= Corridors of Freedom =

The Corridors of Freedom was an urban spatial transformation initiative launched in May 2013 by Mayor Parks Tau in his state of the city address. The stated aim of the project was to reverse the legacy of colonial and apartheid-era spatial planning legislation. and offer Johannesburg residents, inclusionary transit-oriented development.

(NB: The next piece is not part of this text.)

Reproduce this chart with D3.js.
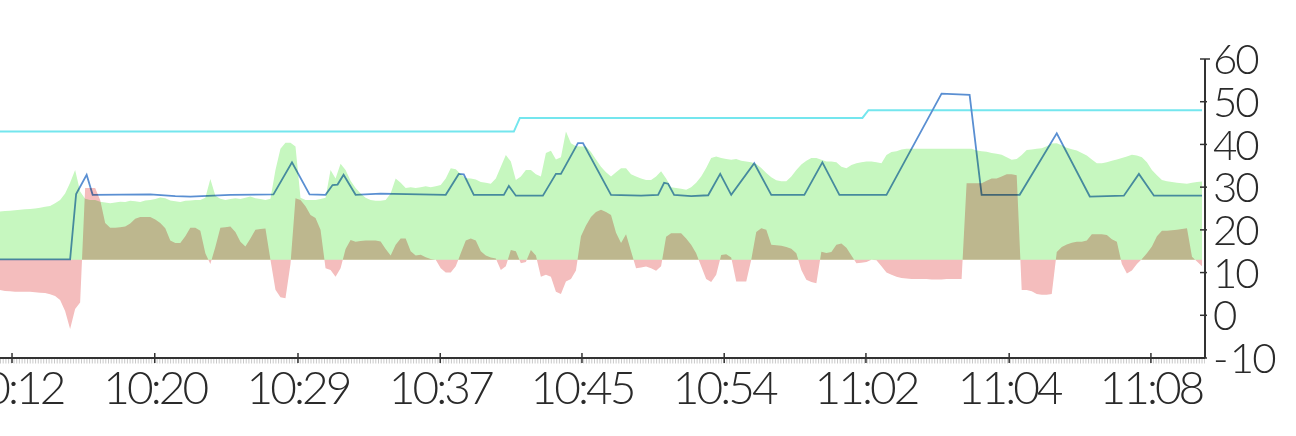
<!DOCTYPE html>
<html><head><meta charset="utf-8">
<script src="https://cdn.jsdelivr.net/npm/d3@7/dist/d3.min.js"></script>
<style>
html,body{margin:0;padding:0;background:#fff;}
svg{display:block;}
.lbl{font-family:Lato,"Open Sans",sans-serif;font-weight:300;fill:#2a2a2a;}
</style></head>
<body>
<svg id="c" width="1296" height="436"></svg>
<script>
// ---- data ----
const baseline = 13;
const xTickPos = [2.4, 30.9, 59.5, 87.9, 116.2, 144.6, 172.9, 201.5, 229.8];
const xTickLabels = ["10:12","10:20","10:29","10:37","10:45","10:54","11:02","11:04","11:08"];
const yTicks = [-10,0,10,20,30,40,50,60];

const greenSeries = [
24.3,24.4,24.5,24.6,24.7,24.8,24.9,25.0,25.2,25.4,
25.6,26.2,27.0,28.5,31.0,34.0,29.0,27.3,27.0,27.0,
26.6,26.4,26.2,26.4,26.6,26.5,26.8,26.7,26.5,26.9,
27.0,27.2,27.6,27.4,26.9,26.7,26.5,26.8,26.9,27.0,
27.0,27.5,31.9,28.0,27.3,27.0,27.2,27.4,27.2,27.5,
27.8,27.4,27.2,27.0,27.3,34.0,39.0,40.4,40.4,39.5,
27.5,27.0,27.0,27.0,27.2,27.5,34.0,32.0,35.5,34.0,
31.5,29.8,28.5,27.5,27.0,26.8,26.8,27.0,28.5,32.0,
31.0,29.8,30.0,29.8,30.0,30.2,30.0,30.2,30.5,32.0,
34.4,34.2,33.0,32.1,32.0,31.8,31.2,31.0,30.8,32.0,
34.8,37.5,36.0,31.7,32.5,34.0,34.0,33.0,32.5,38.0,
38.5,36.5,37.0,43.0,40.3,39.6,39.5,39.5,38.2,36.5,
34.8,33.5,32.5,33.5,34.4,34.4,33.0,32.5,32.0,31.7,
31.7,32.5,33.7,32.0,30.0,29.8,29.6,29.4,30.0,31.0,
32.5,34.5,36.8,37.2,36.8,36.6,36.4,36.6,36.2,36.0,
35.8,35.4,34.5,33.3,32.3,31.6,31.4,31.4,32.5,34.0,
35.3,36.2,36.8,36.8,36.4,36.0,36.0,35.8,34.8,34.4,
35.2,35.6,35.8,36.0,36.0,35.8,35.6,37.5,38.2,38.4,
38.8,39.0,39.0,39.0,39.0,39.0,39.0,39.0,39.0,39.0,
39.0,39.0,39.0,39.0,39.0,38.6,38.4,38.3,38.0,37.8,
37.6,37.0,36.4,36.6,37.5,38.7,38.8,39.0,39.1,39.6,
40.2,40.3,39.8,39.2,38.9,38.6,38.0,37.4,36.5,35.6,
35.6,35.8,36.2,36.5,36.8,37.2,37.6,37.4,37.0,35.8,
34.0,32.8,31.7,31.4,31.2,31.0,30.9,30.8,31.0,31.2,
31.3];

const redSeries = [
5.9,5.7,5.6,5.5,5.5,5.5,5.5,5.4,5.3,5.2,
4.9,4.5,3.6,1.0,-3.2,1.5,3.0,29.8,29.8,29.8,
27.0,21.6,20.5,20.5,20.6,20.8,21.5,22.6,23.0,23.0,
23.0,22.4,21.6,20.4,17.5,16.9,16.9,18.5,20.5,20.5,
19.8,14.5,12.0,16.0,20.5,20.6,20.8,19.5,17.2,16.1,
18.0,20.0,20.2,20.3,13.0,6.0,4.2,4.0,12.0,27.4,
27.0,25.5,23.5,22.8,20.0,11.0,10.6,9.0,11.0,15.5,
17.6,17.2,17.4,17.5,17.5,17.5,17.3,15.5,14.0,16.5,
18.0,18.0,15.0,14.0,14.2,13.6,13.2,13.0,11.0,10.0,
10.0,11.5,14.5,17.5,18.0,17.5,15.0,14.0,13.5,13.3,
10.6,11.5,15.3,15.0,12.2,12.5,15.3,14.0,9.0,9.5,
9.0,5.5,5.0,7.9,8.5,10.5,18.5,21.0,23.0,24.2,
24.7,24.2,23.5,19.3,16.9,19.0,15.0,11.0,11.2,11.4,
11.0,10.4,11.5,18.4,19.2,19.2,19.2,18.0,16.5,14.5,
11.5,8.5,7.8,9.5,14.1,14.3,13.5,7.9,7.9,7.9,
13.0,19.5,20.4,20.0,16.5,16.4,16.3,16.0,15.6,14.5,
10.6,8.3,7.8,7.5,14.9,14.6,14.8,16.5,16.8,15.8,
14.0,12.2,12.3,12.5,13.0,12.9,11.5,10.0,9.5,9.0,
8.7,8.6,8.5,8.5,8.5,8.5,8.4,8.4,8.4,8.5,
8.5,8.5,8.5,30.9,30.9,30.9,30.9,31.5,32.0,32.0,
32.5,33.0,33.0,32.8,5.9,5.9,5.6,5.0,4.8,4.8,
5.0,14.8,16.0,16.6,17.0,17.2,17.2,17.5,19.0,19.0,
19.0,18.8,17.8,17.2,12.0,9.8,10.5,12.0,13.2,14.5,
16.1,18.5,19.8,19.8,19.9,20.0,20.2,20.4,13.7,12.6,
11.5];

const blueX = [0,14,15.2,17.3,18.5,30,35,38,46,54.6,58.3,61.8,65,66.4,67.4,68.6,71,76,89,91.6,92.6,94.6,100.6,101.6,103,108.4,111,112,115.4,116.4,122,128,131.4,132.6,133.4,134.6,138,141.4,143.8,146,150.6,154,160.6,164.2,167.6,177,188,193.6,196,203.6,211,217.6,224.4,227.4,230.4,240];
const blueY = [13.1,13.1,28.4,32.9,28.2,28.3,27.9,27.8,28.2,28.3,35.8,28.3,28.2,30.5,30.6,32.9,28.2,28.5,28.2,33.1,33.0,28.2,28.2,30.3,28.0,28.0,33.1,33.1,40.3,40.3,28.2,28.0,28.2,31.0,30.8,28.2,27.9,28.1,33.1,28.2,35.6,28.2,28.2,35.8,28.2,28.2,51.9,51.6,28.2,28.2,42.6,27.8,28.0,33.1,28.0,28.0];

const cyanX = [0,102.6,103.8,172.2,173.4,240];
const cyanY = [43,43,46.2,46.2,48,48];

// ---- chart ----
const svg = d3.select("#c");
svg.append("rect").attr("width",1296).attr("height",436).attr("fill","#fff");

const x = d3.scaleLinear().domain([0, greenSeries.length-1]).range([0, 1202]);
const y = d3.scaleLinear().domain([-10, 60]).range([358, 59]);
const axisX = 1205;

const g = svg.append("g");
const line = d3.line().x(d=>x(d[0])).y(d=>y(d[1]));

g.append("path")
  .attr("d", line(cyanX.map((v,i)=>[v,cyanY[i]])))
  .attr("fill","none").attr("stroke","#74e6ee").attr("stroke-width",2);

g.append("path")
  .attr("d", line(blueX.map((v,i)=>[v,blueY[i]])))
  .attr("fill","none").attr("stroke","#5a8fd2").attr("stroke-width",1.8);

const area = d3.area().x((d,i)=>x(i)).y0(y(baseline)).y1(d=>y(d));

g.append("path").attr("d", area(greenSeries))
  .attr("fill","#c6f7bf").style("mix-blend-mode","multiply");
g.append("path").attr("d", area(redSeries))
  .attr("fill","#f4bdbd").style("mix-blend-mode","multiply");

// minor ticks (dotted)
svg.append("line").attr("x1",0).attr("x2",axisX).attr("y1",361).attr("y2",361)
  .attr("stroke","#c8c8c8").attr("stroke-width",5).attr("stroke-dasharray","1 1.7");

// x axis
svg.append("line").attr("x1",0).attr("x2",axisX).attr("y1",y(-10)).attr("y2",y(-10))
  .attr("stroke","#333").attr("stroke-width",2);
const xt = svg.append("g");
xTickPos.forEach((p,i)=>{
  const px = x(p);
  xt.append("line").attr("x1",px).attr("x2",px).attr("y1",353).attr("y2",363)
    .attr("stroke","#333").attr("stroke-width",1.5);
  xt.append("text").attr("class","lbl").attr("x",px).attr("y",404)
    .attr("text-anchor","middle").attr("font-size",46).attr("letter-spacing",-3)
    .text(xTickLabels[i]);
});

// y axis
svg.append("line").attr("x1",axisX).attr("x2",axisX).attr("y1",y(60)).attr("y2",y(-10))
  .attr("stroke","#333").attr("stroke-width",2);
yTicks.forEach(t=>{
  const py = y(t);
  svg.append("line").attr("x1",axisX-5).attr("x2",axisX+(t===60?5:2)).attr("y1",py).attr("y2",py)
    .attr("stroke","#333").attr("stroke-width",1.5);
  svg.append("text").attr("class","lbl").attr("x",1213).attr("y",py)
    .attr("dy","0.36em").attr("font-size",42).attr("letter-spacing",-2)
    .text(t<0 ? "-\u2009" + Math.abs(t) : String(t));
});
</script>
</body></html>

== Key Objectives and Features ==
The initiative was focused on linking communities through three transport arteries, known as the Rea Vaya Bus Rapid Transit (BRT) system. The initiative identified three key corridors to connect previously segregated areas to the inner city.
1. Louis Botha Corridor: Linking Johannesburg inner city to Alexandra and Sandton.
2. Empire-Perth Corridor: Linking the inner city to Westbury, Sophiatown, and Noordgesig.
3. Turffontein Corridor: Connecting the inner city to the southern suburbs.
Assurances were given that the heritage sites along these corridors would be preserved. Cycling lanes and pedestrian bridges and walkways would reduce the use of private cars

== Background ==
When Johannesburg was built after the discovery of gold in 1886, the town was a 15 minute city. Residents in work class neighbourhoods could get where they needed to, by foot or with trains or trams. Urban sprawl made this impossible and a concept of the 15 minute city was introduced and championed by Columbian-French urbanist Carlos Moreno and implemented in Capetown. The intent of 15 minute cities was to make it possible to live, work, shop, educate and be entertained. Decentralisation would address environmental, social, and health issues.

== Evolution and Challenges ==
While successful in connecting some areas with new, high-quality infrastructure, the project was undertaken in haste for political reasons and consultation between the residents and the city was limited and residents were treated as passive recipients of change, which meant that the needs of the poorest residents in Gauteng were not addressed.